When a large model is being trained, any unexpected memory related issues will cause the training job failed. This would take developers tons of time retraining and waste servers' computation. To solve this issue, a GPU vmem solution is launched. It trys to make GPU pinned memory as a backup.
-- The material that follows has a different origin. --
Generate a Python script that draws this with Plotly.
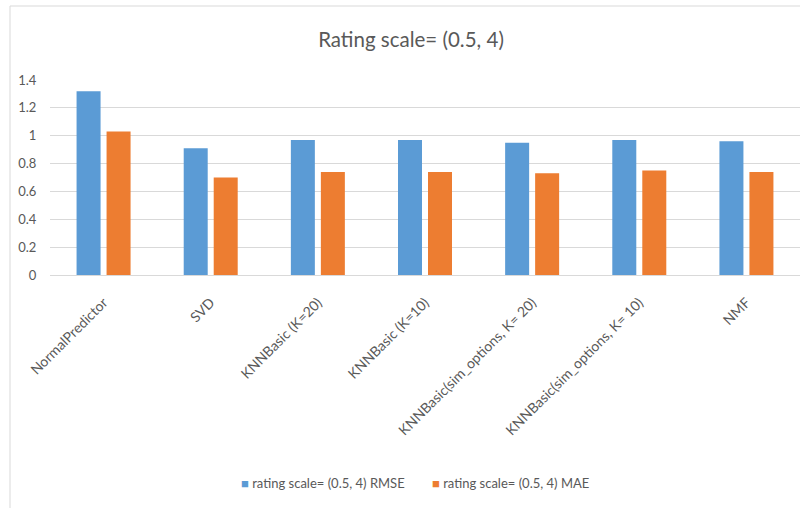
import plotly.graph_objects as go

# Recommender algorithms evaluated on ratings scaled to (0.5, 4)
algorithms = [
    "NormalPredictor",
    "SVD",
    "KNNBasic (K=20)",
    "KNNBasic (K=10)",
    "KNNBasic(sim_options, K= 20)",
    "KNNBasic(sim_options, K= 10)",
    "NMF",
]
rmse = [1.32, 0.91, 0.97, 0.97, 0.95, 0.97, 0.96]
mae = [1.03, 0.70, 0.74, 0.74, 0.73, 0.75, 0.74]

series_names = ["rating scale= (0.5, 4) RMSE", "rating scale= (0.5, 4) MAE"]
y_ticks = [0, 0.2, 0.4, 0.6, 0.8, 1, 1.2, 1.4]
y_tick_text = ["0", "0.2", "0.4", "0.6", "0.8", "1", "1.2", "1.4"]

BLUE = "#5B9BD5"
ORANGE = "#ED7D31"
TEXT = "#595959"
GRID = "#D9D9D9"
FONT = "Lato, Open Sans, sans-serif"

W, H = 801, 509
M_L, M_R, M_T, M_B = 50, 1, 80, 234
PW = W - M_L - M_R
PH = H - M_T - M_B


def px_x(px):
    return (px - M_L) / PW


def px_y(py):
    return (H - M_B - py) / PH


fig = go.Figure()
for name, vals, color in zip(series_names, (rmse, mae), (BLUE, ORANGE)):
    fig.add_trace(go.Bar(x=algorithms, y=vals, name=name, marker_color=color,
                         marker_line_width=0, showlegend=False))

# chart frame: top and left edges
frame = dict(color=GRID, width=1)
fig.add_shape(type="line", xref="paper", yref="paper", layer="below",
              x0=px_x(10), x1=px_x(W - 1), y0=px_y(6), y1=px_y(6), line=frame)
fig.add_shape(type="line", xref="paper", yref="paper", layer="below",
              x0=px_x(10), x1=px_x(10), y0=px_y(6), y1=px_y(H - 1), line=frame)

# legend row below the category labels
legend_y = px_y(483)
for name, color, x_left in zip(series_names, (BLUE, ORANGE), (239, 430)):
    fig.add_annotation(
        xref="paper", yref="paper", x=px_x(x_left), y=legend_y,
        xanchor="left", yanchor="middle", showarrow=False,
        text=f"<span style='color:{color}'>■</span> {name}",
        font=dict(size=13, color=TEXT, family=FONT),
    )

fig.update_layout(
    width=W, height=H,
    margin=dict(l=M_L, r=M_R, t=M_T, b=M_B),
    paper_bgcolor="white", plot_bgcolor="white",
    font=dict(family=FONT, color=TEXT, size=13),
    title=dict(text="Rating scale= (0.5, 4)", x=px_x(411), xref="paper",
               xanchor="center", y=1 - 40 / H, yanchor="middle",
               font=dict(size=20.5, color=TEXT, family=FONT)),
    barmode="group", bargap=0.44, bargroupgap=0.2,
    showlegend=False,
)
fig.update_xaxes(tickangle=-45, showgrid=False, showline=True, linecolor=GRID,
                 linewidth=1, ticks="outside", ticklen=13,
                 tickcolor="rgba(0,0,0,0)", tickfont=dict(size=14, color=TEXT))
fig.update_yaxes(range=[0, 1.4], tickvals=y_ticks, ticktext=y_tick_text,
                 showgrid=True, gridcolor=GRID, gridwidth=1, zeroline=False,
                 showline=False, ticks="outside", ticklen=10,
                 tickcolor="rgba(0,0,0,0)", tickfont=dict(size=13, color=TEXT))

fig.write_html("out.html", config={"displayModeBar": False})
When GPU memory is insufficient for tensor allocation in a single mini-batch, the tensor can be allocated on GPU pinned memory which can prevent the job failed.
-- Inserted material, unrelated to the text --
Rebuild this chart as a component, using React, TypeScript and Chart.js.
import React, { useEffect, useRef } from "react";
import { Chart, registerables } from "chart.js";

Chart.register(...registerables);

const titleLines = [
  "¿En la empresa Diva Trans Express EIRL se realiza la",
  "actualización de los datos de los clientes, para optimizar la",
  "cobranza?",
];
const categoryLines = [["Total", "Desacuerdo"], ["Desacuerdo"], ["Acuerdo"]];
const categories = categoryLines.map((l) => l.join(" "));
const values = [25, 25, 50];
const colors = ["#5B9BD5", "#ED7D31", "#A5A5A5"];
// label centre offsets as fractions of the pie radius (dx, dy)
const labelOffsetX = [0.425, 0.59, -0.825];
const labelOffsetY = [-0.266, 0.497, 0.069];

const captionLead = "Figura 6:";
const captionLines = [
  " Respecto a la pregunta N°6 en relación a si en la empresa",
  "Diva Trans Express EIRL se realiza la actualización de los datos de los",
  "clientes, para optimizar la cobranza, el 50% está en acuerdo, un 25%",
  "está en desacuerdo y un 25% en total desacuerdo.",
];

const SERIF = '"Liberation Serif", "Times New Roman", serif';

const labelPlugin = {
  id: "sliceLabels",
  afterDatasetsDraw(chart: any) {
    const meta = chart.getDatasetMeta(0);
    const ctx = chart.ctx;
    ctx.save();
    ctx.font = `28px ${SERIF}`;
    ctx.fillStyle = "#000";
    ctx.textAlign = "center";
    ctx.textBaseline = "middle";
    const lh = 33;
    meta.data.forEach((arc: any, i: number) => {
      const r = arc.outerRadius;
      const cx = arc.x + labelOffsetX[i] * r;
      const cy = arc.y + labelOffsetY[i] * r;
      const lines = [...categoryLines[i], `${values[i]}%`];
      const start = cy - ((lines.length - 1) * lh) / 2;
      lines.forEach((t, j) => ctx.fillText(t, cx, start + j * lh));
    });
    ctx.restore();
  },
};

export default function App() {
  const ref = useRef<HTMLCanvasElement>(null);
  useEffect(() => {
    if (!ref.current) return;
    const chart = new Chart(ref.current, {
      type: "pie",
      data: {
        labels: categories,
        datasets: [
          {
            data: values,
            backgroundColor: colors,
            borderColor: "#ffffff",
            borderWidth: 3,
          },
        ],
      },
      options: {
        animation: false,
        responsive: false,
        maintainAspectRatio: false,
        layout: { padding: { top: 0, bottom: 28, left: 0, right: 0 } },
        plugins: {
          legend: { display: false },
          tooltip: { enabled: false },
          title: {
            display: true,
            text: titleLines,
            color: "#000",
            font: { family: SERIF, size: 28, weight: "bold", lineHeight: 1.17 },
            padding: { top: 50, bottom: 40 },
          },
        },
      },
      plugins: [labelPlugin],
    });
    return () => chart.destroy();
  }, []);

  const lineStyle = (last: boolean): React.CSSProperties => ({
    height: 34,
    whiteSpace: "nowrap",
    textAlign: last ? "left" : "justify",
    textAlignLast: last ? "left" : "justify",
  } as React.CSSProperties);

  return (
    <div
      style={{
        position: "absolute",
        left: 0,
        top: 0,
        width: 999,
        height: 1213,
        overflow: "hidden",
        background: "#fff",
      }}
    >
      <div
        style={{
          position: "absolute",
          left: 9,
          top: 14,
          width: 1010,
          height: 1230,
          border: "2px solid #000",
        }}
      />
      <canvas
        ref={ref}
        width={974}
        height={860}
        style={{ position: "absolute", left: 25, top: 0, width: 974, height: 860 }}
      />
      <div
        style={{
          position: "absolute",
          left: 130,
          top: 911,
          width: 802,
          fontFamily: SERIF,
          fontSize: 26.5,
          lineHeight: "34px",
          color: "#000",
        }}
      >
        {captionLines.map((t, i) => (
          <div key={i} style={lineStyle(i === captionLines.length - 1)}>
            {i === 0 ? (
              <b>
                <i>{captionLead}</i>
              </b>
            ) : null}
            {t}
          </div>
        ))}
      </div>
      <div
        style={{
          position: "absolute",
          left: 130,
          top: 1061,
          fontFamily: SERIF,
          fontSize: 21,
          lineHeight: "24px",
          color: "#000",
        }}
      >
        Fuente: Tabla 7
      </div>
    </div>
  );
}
paddle/fluid/framework/tensor.cc
is modified.
The modified code is as follows:
/* some versions of boost::variant don't have operator!= */
if (holder_ == nullptr || !(holder_->place() == place) ||
holder_->size() < size + offset_) {
// Reset holder first before re-allocate to save memory
holder_.reset();
if (is_gpu_place(place)) {
size_t available_memory = platform::GpuAvailableMemToAlloc();
VLOG(1) << "The running device is GPU with available memory " << available_memory;
if (size < size_t (available_memory * 0.6)) {
VLOG(1) << "GPU memory is trying allocation with size " << size;
holder_ = memory::AllocShared(place, size);
} else {
VLOG(1) << "GPU allocation failed, GPU pinned allocation is being used";
auto modified_place = platform::CUDAPinnedPlace();
holder_ = memory::AllocShared(modified_place, size);
}
} else {
holder_ = memory::AllocShared(place, size);
}
offset_ = 0;
}
When the tensor is being allocated, we first determine if it is allocated on GPU. If yes, we get the available memory that we can use on the GPU. If the size of tensor is larger than 0.6*available_memory, it will be allocated to the GPU pinned memory.